Personally, I use the Reminders app on my phone. I create little categories using titles and emojis so I can see my different lists in one place — separated by kids, by dates, by weeks, however I need. It's just a place that isn't my brain. Whatever works for you: a notes app, sticky notes on the door, a paper planner, a whiteboard in the kitchen. Use it consistently.

The goal is simple: when something comes in, it goes there. Every morning, you check it and see what you need to do that day. What we want is that when you need to find something, you know exactly where to look.

The next six weeks are big. They're busy, they're expensive, they're full. They're all the things. And here's what I want you to hear: you don't have to do it all. You never did.

The things that will matter most when you look back on this season are not whether you made it to every optional event, or whether the cookies were homemade, or whether you said yes to every group chat request.
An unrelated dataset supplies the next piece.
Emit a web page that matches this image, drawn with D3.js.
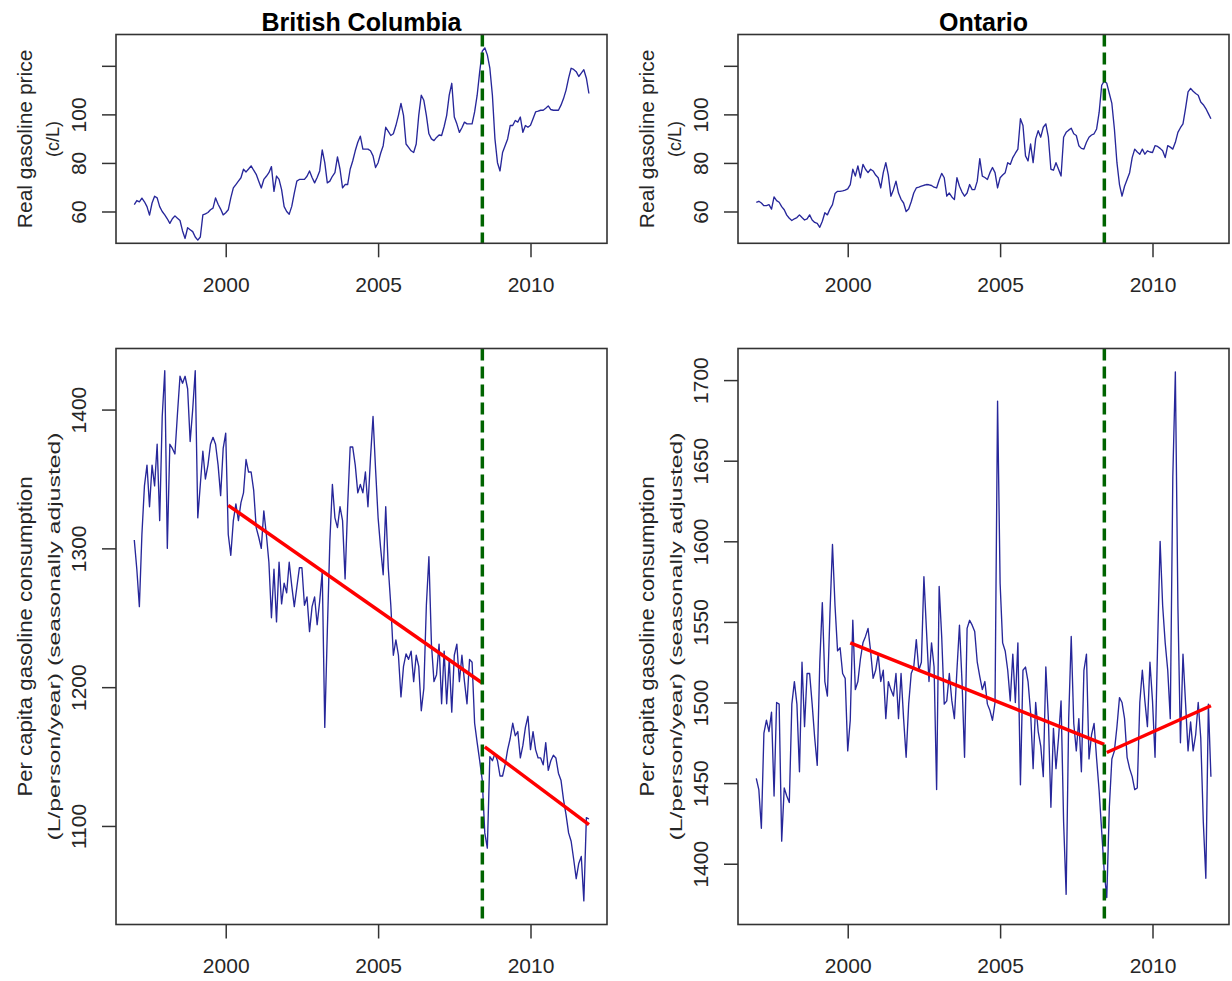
<!DOCTYPE html>
<html>
<head>
<meta charset="utf-8">
<script src="https://cdnjs.cloudflare.com/ajax/libs/d3/7.8.5/d3.min.js"></script>
<style>
  body { margin: 0; background: #fff; }
  svg { display: block; font-family: "Liberation Sans", Arial, sans-serif; }
</style>
</head>
<body>
<div id="chart"></div>
<script>
// monthly series, Jan 1997 .. Dec 2011
var startYear = 1997;

var bcPrice = [
  62.8, 64.5, 64, 65.5, 64, 62, 58.5, 63.5, 66.3, 65.6,
  62, 60, 58.6, 57, 55.1, 57, 58.2, 57.2, 56.3, 52,
  48.9, 53.3, 52.5, 51.7, 49.5, 48.2, 49.5, 58.6, 59, 59.6,
  60.7, 61.4, 65.6, 63, 61, 58.6, 59.5, 60.7, 65.6, 69.7,
  71.1, 72.5, 73.9, 77.4, 76.3, 77.5, 78.8, 77, 75.3, 72.5,
  69.7, 73.2, 74.5, 76, 78.5, 68.3, 74.6, 73.2, 69, 62,
  60, 58.9, 62.1, 67.6, 72.5, 73.2, 73.2, 73.2, 74.5, 76.7,
  74, 71.8, 74, 76.7, 85.4, 80.1, 71.8, 72.5, 74.5, 76,
  82.5, 77.4, 69.7, 71.1, 71.1, 77.4, 80.8, 85, 88.5, 91,
  85.7, 85.7, 85.7, 85, 82.9, 78.1, 80.1, 84, 87.1, 94.7,
  93, 91.3, 92, 95.4, 99.6, 104.5, 99.6, 87.8, 86.4, 85,
  84.3, 87.8, 99.6, 107.9, 105.8, 99.6, 92, 89.9, 89.2, 90.5,
  91.5, 91.3, 95, 99.6, 107.9, 112.8, 98.9, 96.1, 92.6, 94.5,
  96.8, 96.1, 96.1, 96.1, 101, 107.9, 117.6, 126, 127.4, 124.5,
  119, 107.9, 89.9, 80.1, 76.7, 84.3, 87.1, 89.9, 95.4, 95.4,
  97.5, 96.8, 98.9, 92.6, 95.4, 94.7, 95.5, 98.2, 101, 101.3,
  101.7, 101.7, 102.5, 103.5, 102, 101.7, 101.7, 101.7, 103.8, 106.5,
  110, 114.9, 119, 118.5, 117.6, 115.6, 117, 118.4, 114.9, 108.6
];

var onPrice = [
  63.75, 64.2, 63.5, 62.4, 62.4, 62.8, 61, 66, 64.5, 63.8,
  62, 60.7, 58.5, 57.2, 56.3, 57, 57.5, 58.6, 57.5, 56.5,
  57, 58.6, 56.5, 55.5, 55.1, 53.5, 56, 59.5, 58.6, 61,
  62.8, 67.4, 68.3, 68.3, 68.5, 68.8, 69.3, 71.1, 77.4, 74.6,
  78.8, 73.9, 79.4, 77.4, 76, 77.4, 76.7, 75, 73.9, 69.7,
  76, 80.1, 75, 66.3, 69, 72.5, 67.6, 65, 63.5, 60,
  61, 64, 67.6, 69.7, 70, 70.4, 70.8, 71.1, 71, 70.7,
  70, 69.7, 73, 75.7, 73.9, 66.3, 67.6, 66, 64.9, 73.9,
  70.4, 68, 66.3, 67.6, 71.1, 69, 69, 72.5, 81.8, 74.6,
  74, 73.2, 76, 78.1, 76, 69.7, 73.9, 75, 76, 80.1,
  79.4, 82.2, 84, 85.7, 98.2, 95.4, 82.9, 80.8, 87.8, 80.1,
  89.9, 93.3, 90.6, 94.7, 96.1, 90.6, 77.4, 77, 80.1, 77.4,
  74.6, 90.6, 92.6, 93.5, 94.3, 92, 91.3, 87.1, 86, 85.7,
  88.5, 90.6, 91.5, 92, 94, 100.9, 112, 113.7, 112.8, 108.6,
  104.5, 94, 80.1, 71.1, 66.3, 70.4, 73.2, 76, 82.2, 85.7,
  84.5, 83.6, 85.7, 83.6, 85, 84.5, 84.3, 87.1, 86.8, 86,
  85, 82.2, 87.1, 86.5, 85.7, 88.5, 92.6, 94.5, 96.1, 102.4,
  109.3, 110.7, 109.5, 108.6, 107.9, 105.1, 104, 102.4, 100.3, 98.2
];

var bcCons = [
  1306, 1285, 1258, 1310, 1345, 1360, 1330, 1360, 1345, 1375,
  1320, 1395, 1428, 1300, 1375, 1372, 1368, 1397, 1424, 1419,
  1424, 1415, 1377, 1400, 1428, 1322, 1346, 1370, 1350, 1360,
  1375, 1380, 1375, 1360, 1338, 1372, 1383, 1310, 1295, 1320,
  1332, 1320, 1333, 1340, 1364, 1355, 1355, 1342, 1315, 1308,
  1300, 1327, 1310, 1290, 1250, 1285, 1247, 1290, 1260, 1275,
  1268, 1290, 1273, 1258, 1272, 1286, 1286, 1259, 1265, 1240,
  1258, 1265, 1245, 1262, 1283, 1171, 1240, 1305, 1346, 1322,
  1315, 1330, 1320, 1278, 1330, 1373, 1373, 1360, 1340, 1346,
  1340, 1355, 1330, 1365, 1395, 1357, 1322, 1300, 1281, 1330,
  1286, 1259, 1223, 1234, 1223, 1193, 1215, 1224, 1220, 1226,
  1204, 1223, 1215, 1183, 1199, 1259, 1294, 1231, 1204, 1209,
  1231, 1188, 1226, 1188, 1220, 1182, 1223, 1231, 1204, 1223,
  1204, 1188, 1220, 1218, 1174, 1160, 1147, 1133, 1095, 1084,
  1150, 1147, 1152, 1147, 1136, 1136, 1144, 1155, 1163, 1174,
  1165, 1168, 1149, 1158, 1171, 1179, 1155, 1168, 1155, 1149,
  1149, 1144, 1160, 1140, 1147, 1151, 1149, 1138, 1133, 1119,
  1108, 1095, 1089, 1076, 1062, 1073, 1078, 1046, 1106, 1105
];

var onCons = [
  1453, 1446, 1422, 1481, 1489, 1482, 1494, 1442, 1500, 1499,
  1414, 1447, 1442, 1438, 1499, 1513, 1499, 1457, 1525, 1485,
  1518, 1518, 1499, 1478, 1461, 1525, 1562, 1513, 1504, 1555,
  1598, 1560, 1532, 1534, 1518, 1515, 1470, 1489, 1551, 1508,
  1513, 1527, 1537, 1541, 1546, 1532, 1515, 1520, 1530, 1513,
  1520, 1490, 1513, 1508, 1504, 1518, 1490, 1518, 1490, 1466,
  1499, 1518, 1522, 1539, 1520, 1525, 1578, 1545, 1513, 1537,
  1522, 1446, 1572, 1541, 1499, 1501, 1518, 1501, 1490, 1520,
  1548, 1513, 1466, 1546, 1551, 1548, 1544, 1525, 1516, 1508,
  1513, 1499, 1495, 1489, 1500, 1687, 1574, 1537, 1532, 1520,
  1501, 1530, 1500, 1537, 1449, 1520, 1522, 1513, 1494, 1459,
  1500, 1482, 1473, 1454, 1522, 1490, 1435, 1484, 1459, 1478,
  1501, 1426, 1381, 1490, 1541, 1487, 1470, 1490, 1457, 1520,
  1530, 1465, 1480, 1487, 1465, 1445, 1420, 1395, 1379, 1435,
  1465, 1470, 1485, 1503, 1500, 1490, 1466, 1459, 1454, 1446,
  1447, 1500, 1520, 1501, 1485, 1525, 1501, 1466, 1535, 1600,
  1560, 1537, 1520, 1490, 1640, 1705, 1560, 1475, 1530, 1500,
  1470, 1488, 1470, 1480, 1500, 1478, 1426, 1391, 1499, 1454
];

// fitted trend segments before / after the policy date
var bcTrend = [
  [{t: 2000.083, v: 1331}, {t: 2008.417, v: 1203}],
  [{t: 2008.5, v: 1157}, {t: 2011.917, v: 1101}]
];
var onTrend = [
  [{t: 2000.083, v: 1537}, {t: 2008.417, v: 1474}],
  [{t: 2008.5, v: 1469}, {t: 2011.917, v: 1498}]
];
var policyDate = 2008.42;

var regions = ["British Columbia", "Ontario"];
var yearTicks = [2000, 2005, 2010];
var xDomain = [1996.40, 2012.51];

var priceDomain = [46.9, 132.9];
var priceTicks = [60, 80, 100, 120];
var priceTickLabels = ["60", "80", "100", ""];

var bcConsDomain = [1029, 1444];
var bcConsTicks = [1100, 1200, 1300, 1400];
var onConsDomain = [1362.3, 1719.6];
var onConsTicks = [1400, 1450, 1500, 1550, 1600, 1650, 1700];

var priceLab = ["Real gasoline price", "(c/L)"];
var consLab = ["Per capita gasoline consumption", "(L/person/year) (seasonally adjusted)"];

// layout
var W = 1232, H = 981;
var colLeft = [116, 738];
var plotW = 491;
var rows = [{top: 34.5, h: 208.8}, {top: 348.5, h: 576}];
var textCol = "#262626";

var svg = d3.select("#chart").append("svg")
  .attr("width", W)
  .attr("height", H);

function drawPanel(p) {
  var g = svg.append("g")
    .attr("transform", "translate(" + p.left + "," + p.top + ")");

  var x = d3.scaleLinear().domain(xDomain).range([0, plotW]);
  var y = d3.scaleLinear().domain(p.yDomain).range([p.height, 0]);

  var line = d3.line()
    .x((d, i) => x(startYear + i / 12))
    .y(d => y(d));

  g.append("path")
    .datum(p.values)
    .attr("d", line)
    .attr("fill", "none")
    .attr("stroke", "#27279a")
    .attr("stroke-width", 1.35)
    .attr("stroke-linejoin", "round");

  if (p.trend) {
    var tline = d3.line().x(d => x(d.t)).y(d => y(d.v));
    g.selectAll(".trend").data(p.trend).enter().append("path")
      .attr("class", "trend")
      .attr("d", tline)
      .attr("fill", "none")
      .attr("stroke", "#ff0000")
      .attr("stroke-width", 3.5);
  }

  // policy date
  g.append("line")
    .attr("x1", x(policyDate)).attr("x2", x(policyDate))
    .attr("y1", 0).attr("y2", p.height)
    .attr("stroke", "#006400")
    .attr("stroke-width", 3.5)
    .attr("stroke-dasharray", "12,6");

  // axes
  var xAxis = d3.axisBottom(x).tickValues(yearTicks).tickFormat(d3.format("d")).tickSize(14);
  var gx = g.append("g").attr("transform", "translate(0," + p.height + ")").call(xAxis);
  gx.select(".domain").remove();
  gx.selectAll(".tick line").attr("stroke", "#333").attr("stroke-width", 1.5);
  gx.selectAll(".tick text")
    .attr("y", 48.7).attr("dy", 0)
    .attr("fill", textCol)
    .style("font-size", "21px");

  var yAxis = d3.axisLeft(y).tickValues(p.yTicks).tickSize(14)
    .tickFormat((d, i) => p.yLabels ? p.yLabels[i] : d);
  var gy = g.append("g").call(yAxis);
  gy.select(".domain").remove();
  gy.selectAll(".tick line").attr("stroke", "#333").attr("stroke-width", 1.5);
  gy.selectAll(".tick text")
    .attr("x", 0).attr("dy", 0)
    .attr("transform", "translate(-30,0) rotate(-90)")
    .attr("text-anchor", "middle")
    .attr("fill", textCol)
    .style("font-size", "21px");

  // frame
  g.append("rect")
    .attr("width", plotW).attr("height", p.height)
    .attr("fill", "none")
    .attr("stroke", "#333")
    .attr("stroke-width", 1.6);

  // y label, two lines
  var l1 = g.append("text")
    .attr("transform", "translate(-84.5," + p.height / 2 + ") rotate(-90)")
    .attr("text-anchor", "middle")
    .attr("fill", textCol)
    .style("font-size", "21px")
    .text(p.ylab[0]);
  var l2 = g.append("text")
    .attr("transform", "translate(" + p.lab2x + "," + p.height / 2 + ") rotate(-90)")
    .attr("text-anchor", "middle")
    .attr("fill", textCol)
    .style("font-size", p.lab2size + "px")
    .text(p.ylab[1]);
  if (p.labLen) {
    l1.attr("textLength", p.labLen[0]).attr("lengthAdjust", "spacingAndGlyphs");
    l2.attr("textLength", p.labLen[1]).attr("lengthAdjust", "spacingAndGlyphs");
  }

  if (p.title) {
    g.append("text")
      .attr("x", plotW / 2).attr("y", 31 - p.top)
      .attr("text-anchor", "middle")
      .attr("fill", "#000")
      .style("font-size", "25px")
      .style("font-weight", "bold")
      .text(p.title);
  }
}

var prices = [bcPrice, onPrice];
var cons = [bcCons, onCons];
var consDomains = [bcConsDomain, onConsDomain];
var consTicks = [bcConsTicks, onConsTicks];
var trends = [bcTrend, onTrend];

regions.forEach(function(name, c) {
  drawPanel({
    left: colLeft[c], top: rows[0].top, height: rows[0].h,
    values: prices[c], yDomain: priceDomain,
    yTicks: priceTicks, yLabels: priceTickLabels,
    ylab: priceLab, lab2x: -57, lab2size: 18,
    title: name
  });
  drawPanel({
    left: colLeft[c], top: rows[1].top, height: rows[1].h,
    values: cons[c], yDomain: consDomains[c],
    yTicks: consTicks[c], yLabels: null,
    trend: trends[c],
    ylab: consLab, lab2x: -56, lab2size: 17,
    labLen: [320, 408]
  });
});
</script>
</body>
</html>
You're going to be most grateful for the time you spent fully present with your people.

Maybe that means you're not on the decorating committee, but you are there — cheering, watching, absorbing every moment. What will matter most is whether you were present for the moments that truly mattered to your family.

There are moments that are actually yours, and there are moments you're being told you need to make time for. You get to choose. Choose the ones that truly matter and protect those. If something is pulling you away from that, that's a great signal to say, "Okay, that's where I need to say no."

And finally — if and when the tears come, whether it's on the elliptical or in the bleachers or in the car ride home — just let them. They mean that we loved something so well that it leaves a mark when it changes.

Maycember is a lot. But you can handle this season. Be intentional. Plan. Schedule. Buy the things ahead of time. Have your emergency preparedness kit ready. If it can be simple, let it be simple. You have got this.